» **AIM**
Determine which lines of the records include the word "produces", and copy them.

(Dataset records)

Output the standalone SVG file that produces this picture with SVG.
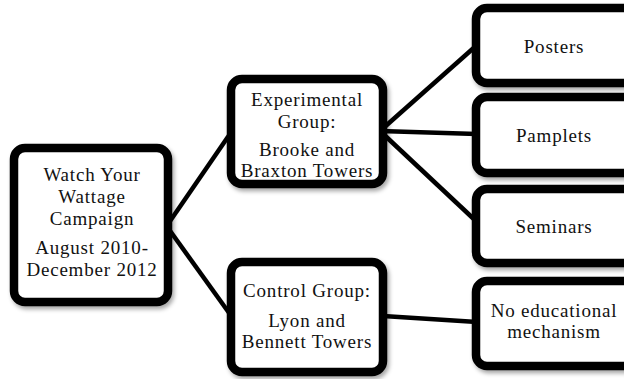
<svg xmlns="http://www.w3.org/2000/svg" width="624" height="379" viewBox="0 0 624 379">
<defs>
<filter id="sh" x="-10%" y="-10%" width="130%" height="130%">
<feDropShadow dx="2" dy="3" stdDeviation="2" flood-color="#000" flood-opacity="0.35"/>
</filter>
<style>
.box{fill:#fff;stroke:#000;stroke-width:8.5;filter:url(#sh)}
.ln{stroke:#000;stroke-width:4.5;fill:none}
.t{font-family:'Liberation Serif','DejaVu Serif',serif;font-size:19px;letter-spacing:0.8px;fill:#111;text-anchor:middle}
</style>
</defs>
<rect width="624" height="379" fill="#fff"/>
<g id="connectors">
<line class="ln" x1="168" y1="224" x2="232" y2="131"/>
<line class="ln" x1="168" y1="228" x2="232" y2="317"/>
<line class="ln" x1="380" y1="131" x2="477" y2="45"/>
<line class="ln" x1="380" y1="131" x2="477" y2="134"/>
<line class="ln" x1="380" y1="131" x2="477" y2="222"/>
<line class="ln" x1="383" y1="316" x2="477" y2="322"/>
</g>
<g id="root">
<rect class="box" x="14" y="148" width="154" height="154" rx="11"/>
<text class="t" x="92" y="181">Watch Your</text>
<text class="t" x="92" y="203">Wattage</text>
<text class="t" x="92" y="225">Campaign</text>
<text class="t" x="92" y="254">August 2010-</text>
<text class="t" x="92" y="276">December 2012</text>
</g>
<g id="experimental">
<rect class="box" x="231" y="79" width="152" height="105" rx="11"/>
<text class="t" x="307" y="106">Experimental</text>
<text class="t" x="307" y="128">Group:</text>
<text class="t" x="307" y="156">Brooke and</text>
<text class="t" x="307" y="177">Braxton Towers</text>
</g>
<g id="control">
<rect class="box" x="231" y="262" width="152" height="110" rx="11"/>
<text class="t" x="307" y="297">Control Group:</text>
<text class="t" x="307" y="327">Lyon and</text>
<text class="t" x="307" y="348">Bennett Towers</text>
</g>
<g id="posters">
<rect class="box" x="476" y="8" width="160" height="75" rx="11"/>
<text class="t" x="554" y="53">Posters</text>
</g>
<g id="pamplets">
<rect class="box" x="476" y="97" width="160" height="76" rx="11"/>
<text class="t" x="554" y="142">Pamplets</text>
</g>
<g id="seminars">
<rect class="box" x="476" y="189" width="160" height="74" rx="11"/>
<text class="t" x="554" y="233">Seminars</text>
</g>
<g id="noedu">
<rect class="box" x="476" y="281" width="160" height="85" rx="11"/>
<text class="t" x="554" y="317">No educational</text>
<text class="t" x="554" y="338">mechanism</text>
</g>
</svg>
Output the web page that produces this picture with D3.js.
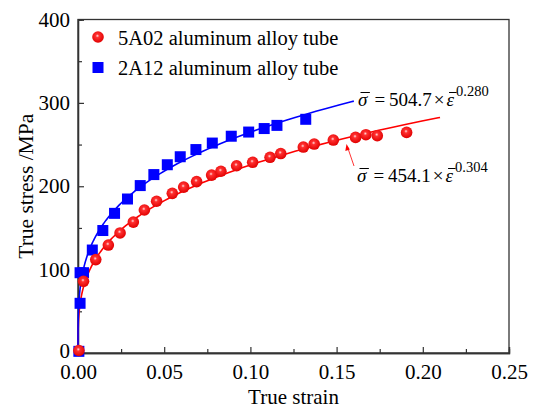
<!DOCTYPE html>
<html>
<head>
<meta charset="utf-8">
<script src="https://cdn.jsdelivr.net/npm/d3@7"></script>
<style>
  body { margin: 0; background: #fff; }
  svg text { font-family: "Liberation Serif", "Times New Roman", serif !important; fill: #000; }
</style>
</head>
<body>
<div class="chart"></div>
<script>
// valeurs
var strain5A02 = [0.0005, 0.0032, 0.0103, 0.0176, 0.0244, 0.0321, 0.0385, 0.0456, 0.0547, 0.0613,
  0.0688, 0.0775, 0.0829, 0.0920, 0.1013, 0.1114, 0.1176, 0.1307, 0.1370, 0.1481,
  0.1610, 0.1670, 0.1736, 0.1906];
var stress5A02 = [3, 86, 112, 129.5, 144, 157, 171.5, 182, 191.5, 199,
  205.6, 213.4, 218, 224.6, 228.7, 234.7, 239.2, 247, 250.6, 255.4,
  258.6, 261.8, 260.6, 264.6];

var strain2A12 = [0.0005, 0.0012, 0.0012, 0.0032, 0.0083, 0.0144, 0.0212, 0.0287, 0.0361, 0.0440,
  0.0518, 0.0593, 0.0684, 0.0779, 0.0889, 0.0990, 0.1080, 0.1154, 0.1321];
var stress2A12 = [2, 59.6, 96.3, 96.3, 123.5, 146.9, 167.5, 184.7, 200.8, 214,
  225.8, 235.4, 244, 251.8, 260, 265, 269.2, 273, 280.3];

// loi puissance sigma = K * eps^n
var seriesNames = ["5A02 aluminum alloy tube", "2A12 aluminum alloy tube"];
var fitK = [454.1, 504.7];
var fitN = [0.304, 0.280];
var fitEnd = [0.21, 0.16];

var xTicks = [0, 0.05, 0.10, 0.15, 0.20, 0.25];
var yTicks = [0, 100, 200, 300, 400];

var width = 534, height = 410;
var margin = {left: 78, top: 19.5, right: 25, bottom: 57};
var serif = "'Liberation Serif', 'Times New Roman', serif";

var svg = d3.select(".chart").append("svg")
  .attr("width", width)
  .attr("height", height);

var x = d3.scaleLinear().domain([0, 0.25]).range([margin.left, width - margin.right]);
var y = d3.scaleLinear().domain([0, 400]).range([height - margin.bottom, margin.top]);

// gradient pour les boules rouges
var defs = svg.append("defs");
var grad = defs.append("radialGradient").attr("id", "ball")
  .attr("cx", "45%").attr("cy", "40%").attr("r", "60%");
grad.append("stop").attr("offset", "0%").attr("stop-color", "#ffe0e0");
grad.append("stop").attr("offset", "25%").attr("stop-color", "#ff3030");
grad.append("stop").attr("offset", "100%").attr("stop-color", "#e00000");

// cadre
svg.append("rect")
  .attr("x", x(0)).attr("y", y(400))
  .attr("width", x(0.25) - x(0)).attr("height", y(0) - y(400))
  .attr("fill", "none").attr("stroke", "#333").attr("stroke-width", 1.3);

// axes, graduations vers l'intérieur
svg.append("g").attr("transform", "translate(0," + y(0) + ")")
  .call(d3.axisBottom(x).tickValues(xTicks).tickSize(-6).tickPadding(11)
    .tickFormat(d3.format(".2f")));
svg.append("g").attr("transform", "translate(0," + y(0) + ")")
  .call(d3.axisBottom(x).tickValues(d3.range(0.025, 0.25, 0.05)).tickSize(-4).tickFormat(""));

var yAxis = svg.append("g").attr("transform", "translate(" + x(0) + ",0)")
  .call(d3.axisLeft(y).tickValues(yTicks).tickSize(-6).tickPadding(8));
svg.append("g").attr("transform", "translate(" + x(0) + ",0)")
  .call(d3.axisLeft(y).tickValues([50, 150, 250, 350]).tickSize(-4).tickFormat(""));

svg.selectAll(".domain").attr("stroke", "#333").attr("stroke-width", 1.3);
svg.selectAll(".tick line").attr("stroke", "#333").attr("stroke-width", 1.2);
svg.selectAll(".tick text")
  .style("font-family", serif)
  .style("font-size", "21px").attr("fill", "#000");
// le "0" remonte un peu pour ne pas toucher "0.00"
yAxis.selectAll(".tick text").filter(function(d) { return d === 0; }).attr("dy", "0.2em");

// titres des axes
svg.append("text")
  .attr("x", x(0.125)).attr("y", 404)
  .attr("text-anchor", "middle")
  .style("font-family", serif).style("font-size", "21px")
  .text("True strain");
svg.append("text")
  .attr("transform", "translate(33," + y(200) + ") rotate(-90)")
  .attr("text-anchor", "middle")
  .style("font-family", serif).style("font-size", "21.5px")
  .text("True stress /MPa");

// courbes d'ajustement
var line = d3.line().x(function(d) { return x(d[0]); }).y(function(d) { return y(d[1]); });
var colors = ["#ff0000", "#0000ff"];
fitK.forEach(function(k, i) {
  var pts = [[0, 0]];
  for (var e = -5; e <= Math.log10(fitEnd[i]) + 1e-9; e += 0.02) {
    var s = Math.pow(10, e);
    pts.push([s, k * Math.pow(s, fitN[i])]);
  }
  pts.push([fitEnd[i], k * Math.pow(fitEnd[i], fitN[i])]);
  svg.append("path").datum(pts)
    .attr("d", line).attr("fill", "none")
    .attr("stroke", colors[i]).attr("stroke-width", 1.6);
});

// points
var red = strain5A02.map(function(s, i) { return [s, stress5A02[i]]; });
var blue = strain2A12.map(function(s, i) { return [s, stress2A12[i]]; });

svg.selectAll(".carre").data(blue).enter().append("rect")
  .attr("class", "carre")
  .attr("x", function(d) { return x(d[0]) - 5.5; })
  .attr("y", function(d) { return y(d[1]) - 5.5; })
  .attr("width", 11).attr("height", 11)
  .attr("fill", "#0000ff");

svg.selectAll(".boule").data(red).enter().append("circle")
  .attr("class", "boule")
  .attr("cx", function(d) { return x(d[0]); })
  .attr("cy", function(d) { return y(d[1]); })
  .attr("r", 5.8)
  .attr("fill", "url(#ball)");

// légende
svg.append("circle").attr("cx", 98).attr("cy", 37).attr("r", 5.8).attr("fill", "url(#ball)");
svg.append("text").attr("x", 118).attr("y", 44.5)
  .style("font-family", serif).style("font-size", "20.5px").text(seriesNames[0]);
svg.append("rect").attr("x", 92.5).attr("y", 62).attr("width", 11).attr("height", 11).attr("fill", "#0000ff");
svg.append("text").attr("x", 118).attr("y", 75)
  .style("font-family", serif).style("font-size", "20.5px").text(seriesNames[1]);

// équations
function equation(x0, y0, k, n) {
  var g = svg.append("g");
  var cx = x0;
  function piece(str, opts) {
    var t = g.append("text").attr("x", cx).attr("y", y0 + (opts.dy || 0))
      .style("font-family", serif)
      .style("font-size", (opts.size || 19) + "px")
      .style("font-style", opts.italic ? "italic" : "normal")
      .text(str);
    var w = t.node().getComputedTextLength();
    if (opts.bar) {
      g.append("line").attr("x1", cx + 2.5).attr("x2", cx + w + 2.5)
        .attr("y1", y0 - 13.5).attr("y2", y0 - 13.5)
        .attr("stroke", "#000").attr("stroke-width", 1);
    }
    cx += w + (opts.gap || 0);
  }
  piece("\u03c3", {italic: true, bar: true, gap: 7});
  piece("=", {gap: 4});
  piece(k.toFixed(1), {gap: 2});
  piece("\u00d7", {gap: 2});
  piece("\u03b5", {italic: true, bar: true, gap: 2});
  piece(n.toFixed(3), {size: 14.5, dy: -10});
}
equation(358, 106, fitK[1], fitN[1]);
equation(357, 182, fitK[0], fitN[0]);

// flèche rouge vers la courbe 5A02
svg.append("line")
  .attr("x1", 354).attr("y1", 166).attr("x2", 347.5).attr("y2", 147)
  .attr("stroke", "#ff0000").attr("stroke-width", 0.8);
svg.append("path")
  .attr("d", "M346.5,144 L345.3,151 L349.8,149.5 Z")
  .attr("fill", "#ff0000");
</script>
</body>
</html>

» **SOLUTION**
Output the standalone SVG file that produces this picture with SVG.
Output the web page that produces this picture with D3.js.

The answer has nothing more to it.